Democrats divided


Emma Shapiro

Though 2019 has just barely begun, the 2020 presidential race is well underway.

Half a dozen Democrats have already declared their candidacy, and with the momentum from the 2018 Midterm elections, Democrats share one aim: defeat President Donald Trump in 2020. Yet, despite its unified goal, the Democratic party’s lack of cohesion is evident.

Comprised of various genders, sexualities and ethnicities, the current field is the most diverse in history.

However, the Democratic candidates are differentiated by the political standpoints and initiatives they promote in their bids for the presidency.
On Dec. 31, Harvard-Westlake grandparent and Sen. Elizabeth Warren of Massachusetts (Octavia Tyagi ’19, Lavinia Tyagi ’23) was the first candidate to enter the race, emerging as a possible front runner for the Democratic nomination. Warren is known for her role on the Senate Committee on Banking, Housing and Urban Affairs and for supporting harsher regulation of the financial industry after the 2008 financial crisis.
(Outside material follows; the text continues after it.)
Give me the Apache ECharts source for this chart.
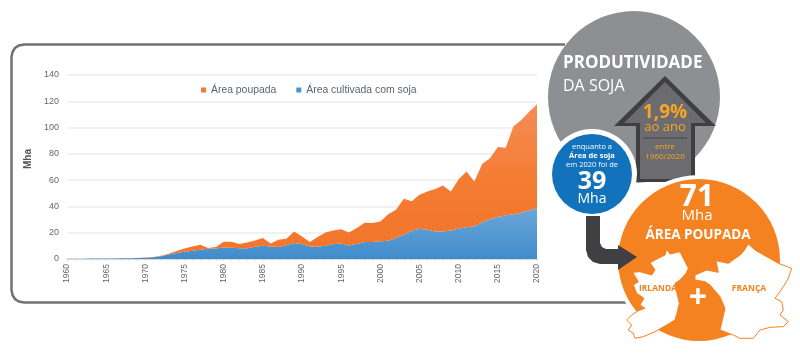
<!DOCTYPE html>
<html>
<head>
<meta charset="utf-8">
<style>html,body{margin:0;padding:0;background:#fff;}#main{width:800px;height:353px;}</style>
<script src="https://cdn.jsdelivr.net/npm/echarts@6/dist/echarts.min.js"></script>
</head>
<body>
<div id="main"></div>
<script>
var years = [];
for (var y = 1960; y <= 2020; y++) years.push(String(y));

var cultivada = [0.2,0.2,0.2,0.3,0.3,0.4,0.4,0.5,0.6,0.8,
    1.0,1.4,2.0,3.4,4.5,5.5,6.2,7.0,7.8,8.0,
    8.7,8.5,8.2,8.2,9.4,10.0,9.5,9.2,10.5,12.2,
    11.5,9.6,9.4,10.0,11.4,11.7,10.3,11.4,13.0,13.0,
    13.6,13.9,16.0,18.4,21.5,23.0,22.2,21.0,21.0,21.7,
    23.3,24.2,25.0,27.9,30.3,32.0,33.3,34.0,35.2,37.0,38.7];
var poupada = [0,0,0,0,0,0,0,0,0,0,
    0.1,0.2,0.5,0.6,1.6,2.4,3.4,3.9,0.6,1.2,
    4.5,4.6,3.2,4.4,4.6,6.0,2.2,5.4,5.0,8.8,
    5.7,3.3,7.3,10.2,10.3,11.0,9.9,12.1,14.6,14.3,
    15.0,20.1,21.4,27.4,22.5,25.8,29.1,32.3,34.9,29.6,
    37.4,42.3,34.0,44.4,46.3,53.2,51.4,67.0,70.5,75.0,79.1];

var FONT = '"Open Sans", sans-serif';
var ORANGE = '#f58220';

function pts(list, x0, y0) {
    return list.map(function (p) { return [x0 + p[0] / 3, y0 + p[1] / 3]; });
}
var irlanda = pts([[90,68],[115,55],[135,45],[140,28],[150,42],[180,35],[195,65],[205,85],[198,100],[180,120],[165,130],[172,165],[178,190],[172,215],[165,240],[140,255],[105,275],[70,290],[45,295],[40,280],[25,270],[35,255],[20,240],[35,225],[55,212],[75,205],[60,195],[72,175],[50,160],[40,135],[55,125],[38,97],[60,95],[95,105],[105,90]], 620, 240);
var franca = pts([[15,105],[50,90],[85,97],[78,62],[115,70],[150,45],[160,35],[175,12],[195,30],[230,50],[265,70],[305,85],[295,115],[280,140],[255,175],[275,185],[280,210],[270,225],[295,245],[280,260],[240,262],[210,270],[190,295],[150,295],[130,285],[90,270],[97,240],[105,205],[90,170],[60,135],[45,125],[15,120]], 690, 240);

function txt(x, y, text, size, color, weight, align) {
    return {
        type: 'text', z: 20,
        style: {
            x: x, y: y, text: text, fill: color, align: align || 'center', verticalAlign: 'middle',
            font: (weight || 'normal') + ' ' + size + 'px ' + FONT
        }
    };
}
function circle(cx, cy, r, color, z) {
    return { type: 'circle', z: z, shape: { cx: cx, cy: cy, r: r }, style: { fill: color } };
}
function poly(points, fill, z, stroke, lw) {
    return { type: 'polygon', z: z, shape: { points: points }, style: { fill: fill, stroke: stroke || null, lineWidth: lw || 0 } };
}

var overlay = [
    // frame round the chart
    { type: 'polyline', z: 5,
      shape: { points: [[565,44.5],[24,44.5],[19,45.5],[15,48],[12.5,52],[11.5,57],[11.5,290],[12.5,295],[15,299],[19,301.5],[24,302.5],[632,302.5]] },
      style: { fill: null, stroke: '#717173', lineWidth: 2.5 } },

    // productivity circle and arrow
    circle(634, 97, 86, '#8e8f92', 10),
    poly([[665,76],[716,126],[695,126],[695,182],[636,182],[636,126],[614,126]], '#3f3f43', 11),
    poly([[665,82],[706,123],[691,123],[691,179],[640,179],[640,123],[624,123]], '#6c6c70', 12),
    txt(563, 63, 'PRODUTIVIDADE', 17, '#fff', 'bold', 'left'),
    txt(563, 86, 'DA SOJA', 16, '#fff', 'normal', 'left'),
    txt(665, 113, '1,9%', 19, '#f6a623', 'bold'),
    txt(665, 127, 'ao ano', 13, '#f6a623'),
    { type: 'line', z: 20, shape: { x1: 643, y1: 138, x2: 687, y2: 138 }, style: { stroke: '#46464a', lineWidth: 1 } },
    txt(665, 147, 'entre', 8, '#f6a623'),
    txt(665, 157, '1960/2020', 8, '#f6a623'),

    // blue circle
    circle(592, 174, 45, '#fff', 13),
    circle(592, 174, 40, '#1272bb', 14),
    txt(592, 147, 'enquanto a', 7.5, '#fff'),
    txt(592, 156, 'Área de soja', 7.5, '#fff', 'bold'),
    txt(592, 165, 'em 2020 foi de', 7.5, '#fff'),
    txt(592, 182, '39', 25, '#fff', 'bold'),
    txt(592, 199, 'Mha', 14, '#fff'),

    // orange circle with the maps
    circle(699, 260, 85, '#fff', 15),
    poly([[586,216],[600,216],[600,243],[602,247],[606,249],[618,249],[618,245],[637,257],[618,270],[618,264],[600,264],[593,262],[588,257],[586,250]], '#404042', 16),
    circle(699, 260, 81, ORANGE, 15),
    poly(irlanda, '#fff', 17, ORANGE, 1),
    poly(franca, '#fff', 17, ORANGE, 1),
    txt(697, 197, '71', 30, '#fff', 'bold'),
    txt(697, 216, 'Mha', 15, '#fff'),
    txt(698, 235, 'ÁREA POUPADA', 13.5, '#fff', 'bold'),
    txt(698, 299, '+', 32, '#fff', 'bold'),
    txt(658, 289, 'IRLANDA', 8.5, ORANGE, 'bold'),
    txt(749, 289, 'FRANÇA', 8.5, ORANGE, 'bold')
];

var chart = echarts.init(document.getElementById('main'));
chart.setOption({
    backgroundColor: '#fff',
    animation: false,
    textStyle: { fontFamily: '"Liberation Sans", Arial, sans-serif' },
    legend: {
        left: 196, top: 80,
        itemWidth: 5, itemHeight: 5, itemGap: 20,
        icon: 'rect',
        data: ['Área poupada', 'Área cultivada com soja'],
        textStyle: { color: '#5b6473', fontSize: 10.4 }
    },
    grid: { left: 67, right: 263, top: 75, bottom: 94 },
    xAxis: {
        type: 'category',
        boundaryGap: false,
        data: years,
        axisLine: { lineStyle: { color: '#d9d9d9' } },
        axisTick: { interval: 0, length: 2, lineStyle: { color: '#d9d9d9' } },
        axisLabel: { interval: 4, rotate: 90, fontSize: 8.5, color: '#666', margin: 5 }
    },
    yAxis: {
        type: 'value', min: 0, max: 140, interval: 20,
        name: 'Mha', nameLocation: 'middle', nameGap: 31,
        nameTextStyle: { fontSize: 10, fontWeight: 'bold', color: '#555', padding: [0, 0, 0, 16] },
        axisLine: { show: false },
        axisTick: { show: false },
        axisLabel: { fontSize: 9, color: '#666', margin: 8 },
        splitLine: { lineStyle: { color: '#ececec', width: 1.5 } }
    },
    series: [
        {
            name: 'Área cultivada com soja', type: 'line', stack: 'area', data: cultivada,
            showSymbol: false, lineStyle: { width: 0 },
            itemStyle: { color: '#4a94d2' },
            areaStyle: { opacity: 1, color: new echarts.graphic.LinearGradient(0, 0, 0, 1, [
                { offset: 0, color: '#6ca6da' }, { offset: 1, color: '#3f8ccb' }]) }
        },
        {
            name: 'Área poupada', type: 'line', stack: 'area', data: poupada,
            showSymbol: false, lineStyle: { width: 0 },
            itemStyle: { color: '#f47b30' },
            areaStyle: { opacity: 1, color: new echarts.graphic.LinearGradient(0, 0, 0, 1, [
                { offset: 0, color: '#f58d55' }, { offset: 0.5, color: '#f47c33' }, { offset: 1, color: '#f2742a' }]) }
        }
    ],
    graphic: { elements: overlay }
});
window.addEventListener('resize', function () {
    chart.resize();
});
</script>
</body>
</html>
In her campaign video, Warren portrayed herself as a family oriented woman dedicated to strengthening the middle-class and lessening income inequality. While she is well liked among liberal Democrats for her outspoken attacks on Trump, her colleagues have expressed concern over her unwillingness to moderate certain aspects of her agenda, such as bank regulation, at the expense of party unity.

In addition to Warren, three other women have also declared their candidacy: Sen. Kirsten Gillibrand of New York, Rep. Tulsi Gabbard of Hawaii and Sen. Kamala Harris of California.

Due to her gender, ethnicity and name recognition, Harris will likely enjoy a broad voter base. Representing the recent ideological changes in her party, Harris is a strong contender for the Democratic candidate. However, Harris takes a far left-leaning stance on certain issues, and sometimes her inability to compromise with some of the conservative members of the Senate on issues may prove problematic for her chances.

Additionally, Gillibrand has positioned herself as a leader of the #MeToo movement and a maternal figure fighting for mothers and families as a whole. Gillibrand has called for improving public schools and the education system as well as universal health care. However, allegations about possible racial discrimination in her past may prevent her from securing the African-American vote during the primary.

Former Mayor of San Antonio and former Secretary of Housing and Urban Development Julian Castro also declared his campaign Jan. 12. Castro is a third-generation Mexican-American and a moderate in the Democratic party. Castro lacks the name recognition that Harris, Gillibrand and Warren possess which is crucial in running a popular campaign.

Most recently, Mayor of South Bend, Indiana Pete Buttigeig also announced that he will run for president. Buttigeig is a 37-year-old, openly gay Afghanistan war veteran. Compared with major figures, such as Gillibrand, Harris and Warren, Buttigeig is entering the race with little name recognition. However, Buttigeig is a fresh voice in politics that can offer new perspectives.

As of press time, there was also speculation over whether former Vice President Joe Biden and former Texas Rep. Beto O’Rourke will run.

Both Biden and O’Rourke, despite their different levels of experience, would make the race for the Democratic nomination more competitive, considering both have a high level of name recognition. Biden will most likely obtain former President Barack Obama’s support, and due to his prior experience as Vice President, he is a likely contender. On the other hand, O’Rourke, who is semi-new to politics, gained his recognition and popularity during the Midterm election, and his new voice may appeal to a different set of Democratic voters.

Even though there is an influx of candidates for the Democratic party, there is no clear front runner to win the nomination and face off against Trump in the general election.

Most of the Democrats in the race are running primarily to oppose the president, but the unifying factors between them end there. The Democrats must find a guiding voice and platform to gain the support they need if they want to win the White House.